Data rows |
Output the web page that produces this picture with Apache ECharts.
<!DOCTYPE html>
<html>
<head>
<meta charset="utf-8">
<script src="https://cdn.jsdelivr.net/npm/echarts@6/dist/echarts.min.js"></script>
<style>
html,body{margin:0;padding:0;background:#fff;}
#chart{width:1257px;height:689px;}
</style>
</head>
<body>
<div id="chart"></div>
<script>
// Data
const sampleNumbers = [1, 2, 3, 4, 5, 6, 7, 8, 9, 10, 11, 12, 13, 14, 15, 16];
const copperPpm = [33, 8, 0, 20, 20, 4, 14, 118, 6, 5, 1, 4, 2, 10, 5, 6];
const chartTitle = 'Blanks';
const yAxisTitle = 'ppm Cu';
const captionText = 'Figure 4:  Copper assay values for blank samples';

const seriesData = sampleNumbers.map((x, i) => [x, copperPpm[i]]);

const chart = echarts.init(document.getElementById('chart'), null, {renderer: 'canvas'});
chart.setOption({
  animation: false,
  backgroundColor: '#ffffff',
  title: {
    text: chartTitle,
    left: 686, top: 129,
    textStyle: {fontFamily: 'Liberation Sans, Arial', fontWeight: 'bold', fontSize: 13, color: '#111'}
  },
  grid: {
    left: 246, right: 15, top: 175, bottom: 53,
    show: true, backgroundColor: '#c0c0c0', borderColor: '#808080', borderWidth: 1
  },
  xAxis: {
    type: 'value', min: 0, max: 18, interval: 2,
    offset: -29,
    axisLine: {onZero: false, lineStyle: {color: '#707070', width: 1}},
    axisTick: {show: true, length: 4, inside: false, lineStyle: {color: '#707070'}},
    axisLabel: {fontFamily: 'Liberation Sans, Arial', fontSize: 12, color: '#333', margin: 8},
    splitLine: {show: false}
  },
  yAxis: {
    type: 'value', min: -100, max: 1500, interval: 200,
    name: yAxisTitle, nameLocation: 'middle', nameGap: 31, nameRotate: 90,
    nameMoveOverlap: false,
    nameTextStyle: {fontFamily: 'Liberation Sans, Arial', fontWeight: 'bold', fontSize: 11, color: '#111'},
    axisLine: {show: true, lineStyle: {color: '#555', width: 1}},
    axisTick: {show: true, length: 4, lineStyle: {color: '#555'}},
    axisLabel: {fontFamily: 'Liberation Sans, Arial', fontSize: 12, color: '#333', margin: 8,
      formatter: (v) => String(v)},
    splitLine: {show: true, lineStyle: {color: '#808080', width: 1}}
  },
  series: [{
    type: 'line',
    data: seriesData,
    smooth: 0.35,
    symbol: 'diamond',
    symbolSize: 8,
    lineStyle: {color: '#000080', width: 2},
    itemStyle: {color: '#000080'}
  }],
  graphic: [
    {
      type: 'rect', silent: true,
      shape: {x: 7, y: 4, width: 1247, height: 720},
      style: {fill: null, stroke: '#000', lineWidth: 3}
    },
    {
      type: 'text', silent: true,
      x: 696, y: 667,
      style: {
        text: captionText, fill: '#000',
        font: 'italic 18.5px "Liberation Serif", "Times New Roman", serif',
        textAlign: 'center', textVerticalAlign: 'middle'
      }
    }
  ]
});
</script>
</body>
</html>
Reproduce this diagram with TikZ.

Exercise | Copy the material above back out, exactly as written.

Reply to the exercise |
Output the web page that produces this picture with Apache ECharts.
<!DOCTYPE html>
<html>
<head>
<meta charset="utf-8">
<script src="https://cdn.jsdelivr.net/npm/echarts@6/dist/echarts.min.js"></script>
<style>
html,body{margin:0;padding:0;background:#fff;}
#chart{width:1257px;height:689px;}
</style>
</head>
<body>
<div id="chart"></div>
<script>
// Data
const sampleNumbers = [1, 2, 3, 4, 5, 6, 7, 8, 9, 10, 11, 12, 13, 14, 15, 16];
const copperPpm = [33, 8, 0, 20, 20, 4, 14, 118, 6, 5, 1, 4, 2, 10, 5, 6];
const chartTitle = 'Blanks';
const yAxisTitle = 'ppm Cu';
const captionText = 'Figure 4:  Copper assay values for blank samples';

const seriesData = sampleNumbers.map((x, i) => [x, copperPpm[i]]);

const chart = echarts.init(document.getElementById('chart'), null, {renderer: 'canvas'});
chart.setOption({
  animation: false,
  backgroundColor: '#ffffff',
  title: {
    text: chartTitle,
    left: 686, top: 129,
    textStyle: {fontFamily: 'Liberation Sans, Arial', fontWeight: 'bold', fontSize: 13, color: '#111'}
  },
  grid: {
    left: 246, right: 15, top: 175, bottom: 53,
    show: true, backgroundColor: '#c0c0c0', borderColor: '#808080', borderWidth: 1
  },
  xAxis: {
    type: 'value', min: 0, max: 18, interval: 2,
    offset: -29,
    axisLine: {onZero: false, lineStyle: {color: '#707070', width: 1}},
    axisTick: {show: true, length: 4, inside: false, lineStyle: {color: '#707070'}},
    axisLabel: {fontFamily: 'Liberation Sans, Arial', fontSize: 12, color: '#333', margin: 8},
    splitLine: {show: false}
  },
  yAxis: {
    type: 'value', min: -100, max: 1500, interval: 200,
    name: yAxisTitle, nameLocation: 'middle', nameGap: 31, nameRotate: 90,
    nameMoveOverlap: false,
    nameTextStyle: {fontFamily: 'Liberation Sans, Arial', fontWeight: 'bold', fontSize: 11, color: '#111'},
    axisLine: {show: true, lineStyle: {color: '#555', width: 1}},
    axisTick: {show: true, length: 4, lineStyle: {color: '#555'}},
    axisLabel: {fontFamily: 'Liberation Sans, Arial', fontSize: 12, color: '#333', margin: 8,
      formatter: (v) => String(v)},
    splitLine: {show: true, lineStyle: {color: '#808080', width: 1}}
  },
  series: [{
    type: 'line',
    data: seriesData,
    smooth: 0.35,
    symbol: 'diamond',
    symbolSize: 8,
    lineStyle: {color: '#000080', width: 2},
    itemStyle: {color: '#000080'}
  }],
  graphic: [
    {
      type: 'rect', silent: true,
      shape: {x: 7, y: 4, width: 1247, height: 720},
      style: {fill: null, stroke: '#000', lineWidth: 3}
    },
    {
      type: 'text', silent: true,
      x: 696, y: 667,
      style: {
        text: captionText, fill: '#000',
        font: 'italic 18.5px "Liberation Serif", "Times New Roman", serif',
        textAlign: 'center', textVerticalAlign: 'middle'
      }
    }
  ]
});
</script>
</body>
</html>
Reproduce this diagram with TikZ.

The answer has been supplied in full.